The scenes which Scott chooses for the development of his poems, are generally national; and this, in a poet, is great excellence. It is owing to this circumstance that the reputation of Burns stands at present so very high with the world, and is so much honoured by his countrymen; and if Byron had been more national in his writings, although he might not perhaps have excited so vivid an interest in his productions, he would probably have attained praises more to be valued, than those which general feeling bestows on every man who excels his fellows in attainments comparatively trifling; for it is one of the first duties of a man of genius to honour his country, and she is justly indignant when she receives nothing at his hands. It has often been said, that Southey's poems bear a great resemblance to Scott's, and in some particulars they are indeed not very dissimilar; but although Southey is a pleasing poet, and generally admired, he has a certain dryness of expression, and a tedious protraction of thought, which forbid him to rank very high as a poet, and place him far beneath Scott; for he must have but a barren fancy, who is obliged to husband it; and we all know, that profusion of imagination, governed, however, by a correct judgment, constitutes one of the greatest and almost indispensable requisites of the true poet.
The literary world is much divided as to the respective merits of Scott and Byron, and perhaps are rather inclined to favour the latter; but there are many considerations which should induce the close thinker to prefer the former: for instance, in point of morals Scott far exceeds Byron, and in uniform chastity of expression is entirely his superior. Byron's forte lies in describing the tumultuous workings of a passionate mind, and the vagaries of a distempered imagination; but his writings fatigue us because they exhaust the passions, for it is as unwise in an author to keep the feelings of his readers continually at their highest pitch, as it is impossible for us to retain an excess of feeling in common life on every subject which at first excites our passions. Or the contrary, Scott excels in poetical sketches of real scenery, and in the delineation of probable occurrences. When the subject requires it, Scott can rise to the sublime, but he is never impious in his grandeur. In a word, Byron's genius may be great, but it is perverted; — the attainments of Scott are always directed to some laudable end.

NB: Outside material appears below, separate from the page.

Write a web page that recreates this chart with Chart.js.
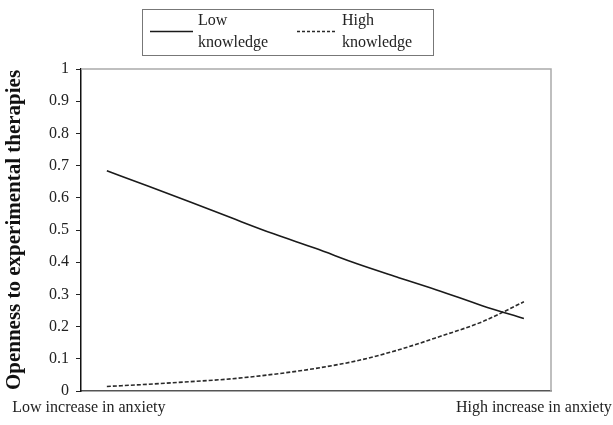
<!DOCTYPE html>
<html>
<head>
<meta charset="utf-8">
<script src="https://cdn.jsdelivr.net/npm/chart.js@4.4.1/dist/chart.umd.min.js"></script>
<style>
  html, body { margin: 0; padding: 0; background: #fff; }
  #wrap { width: 613px; height: 425px; position: relative; }
</style>
</head>
<body>
<div id="wrap"><canvas id="chart" width="613" height="425"></canvas></div>
<script>
// Data (x = position along the anxiety axis)
const xPositions = [0, 1, 2, 3, 4, 5, 6, 7, 8, 9, 10];
const lowKnowledge = [0.684, 0.636, 0.587, 0.537, 0.488, 0.443, 0.395, 0.352, 0.310, 0.265, 0.225];
const highKnowledge = [0.014, 0.021, 0.029, 0.038, 0.052, 0.070, 0.094, 0.128, 0.170, 0.215, 0.277];
const seriesLabels = [['Low', 'knowledge'], ['High', 'knowledge']];
const xTickValues = [-0.43, 10.24];
const xTickLabels = ['Low increase in anxiety', 'High increase in anxiety'];
const yTitle = 'Openness to experimental therapies';

const serif = '"Liberation Serif", "Times New Roman", serif';
const textColor = '#222';

function toPoints(values) {
    return values.map(function (v, i) { return { x: xPositions[i], y: v }; });
}

// Legend box drawn above the plot (two-line labels)
const boxLegend = {
    id: 'boxLegend',
    afterDraw: function (chart) {
        const ctx = chart.ctx;
        ctx.save();
        ctx.strokeStyle = '#777';
        ctx.lineWidth = 1;
        ctx.strokeRect(142.5, 9.5, 291, 46);

        const items = [
            { x1: 150, x2: 193, tx: 198, dash: [] },
            { x1: 297, x2: 337, tx: 342, dash: [3, 2] }
        ];
        ctx.font = '16px ' + serif;
        ctx.fillStyle = textColor;
        ctx.textBaseline = 'middle';
        items.forEach(function (it, i) {
            const ds = chart.data.datasets[i];
            ctx.beginPath();
            ctx.setLineDash(it.dash);
            ctx.strokeStyle = ds.borderColor;
            ctx.lineWidth = 1.5;
            ctx.moveTo(it.x1, 31.5);
            ctx.lineTo(it.x2, 31.5);
            ctx.stroke();
            ctx.setLineDash([]);
            const lines = seriesLabels[i];
            ctx.fillText(lines[0], it.tx, 21);
            ctx.fillText(lines[1], it.tx, 43);
        });
        ctx.restore();
    }
};

// Top and right frame of the plot area in light grey
const plotFrame = {
    id: 'plotFrame',
    beforeDatasetsDraw: function (chart) {
        const a = chart.chartArea;
        const ctx = chart.ctx;
        ctx.save();
        ctx.strokeStyle = '#aaa';
        ctx.lineWidth = 1.5;
        ctx.beginPath();
        ctx.moveTo(a.left, a.top);
        ctx.lineTo(a.right, a.top);
        ctx.lineTo(a.right, a.bottom);
        ctx.stroke();
        ctx.restore();
    }
};

new Chart(document.getElementById('chart'), {
    type: 'line',
    data: {
        datasets: [
            {
                label: seriesLabels[0].join(' '),
                data: toPoints(lowKnowledge),
                borderColor: '#1a1a1a',
                borderWidth: 1.6,
                pointRadius: 0,
                cubicInterpolationMode: 'monotone',
                fill: false
            },
            {
                label: seriesLabels[1].join(' '),
                data: toPoints(highKnowledge),
                borderColor: '#2a2a2a',
                borderWidth: 1.6,
                borderDash: [4, 2],
                pointRadius: 0,
                cubicInterpolationMode: 'monotone',
                fill: false
            }
        ]
    },
    options: {
        responsive: false,
        animation: false,
        layout: { padding: { top: 69, right: 62, left: 2, bottom: 0 } },
        plugins: {
            legend: { display: false },
            tooltip: { enabled: false }
        },
        scales: {
            x: {
                type: 'linear',
                min: -0.62,
                max: 10.65,
                afterBuildTicks: function (scale) {
                    scale.ticks = xTickValues.map(function (v) { return { value: v }; });
                },
                afterFit: function (scale) {
                    scale.height = 34;
                    scale.paddingLeft = 0;
                    scale.paddingRight = 0;
                },
                grid: { display: false, drawTicks: false },
                border: { color: '#555', width: 1.5 },
                ticks: {
                    autoSkip: false,
                    maxRotation: 0,
                    padding: 7,
                    color: textColor,
                    font: { family: serif, size: 16 },
                    callback: function (value, index) { return xTickLabels[index]; }
                }
            },
            y: {
                min: 0,
                max: 1,
                afterFit: function (scale) { scale.width = 79; },
                grid: { drawOnChartArea: false, drawTicks: true, tickLength: 5, color: '#222' },
                border: { color: '#111', width: 1.5 },
                ticks: {
                    stepSize: 0.1,
                    padding: 7,
                    color: textColor,
                    font: { family: serif, size: 16 },
                    callback: function (value) { return Math.round(value * 10) / 10; }
                },
                title: {
                    display: true,
                    text: yTitle,
                    color: '#111',
                    padding: { top: 0, bottom: 0 },
                    font: { family: serif, size: 21, weight: 'bold' }
                }
            }
        }
    },
    plugins: [boxLegend, plotFrame]
});
</script>
</body>
</html>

The faults of Scott are, too voluminous a body of notes, tameness in describing passions and ecstasies, sameness in rhyme, an affected quaintness of expression in some cases, not unfrequently a superfluity of words, and combining too great a variety of imaginary characters with real ones, thereby misleading the judgment; in other words, romancing too much on matters of fact, and making matters of fact too romantic. Yet with all these imperfections on his head, there is, perhaps, no modern poet who can fairly cope with him in general excellence.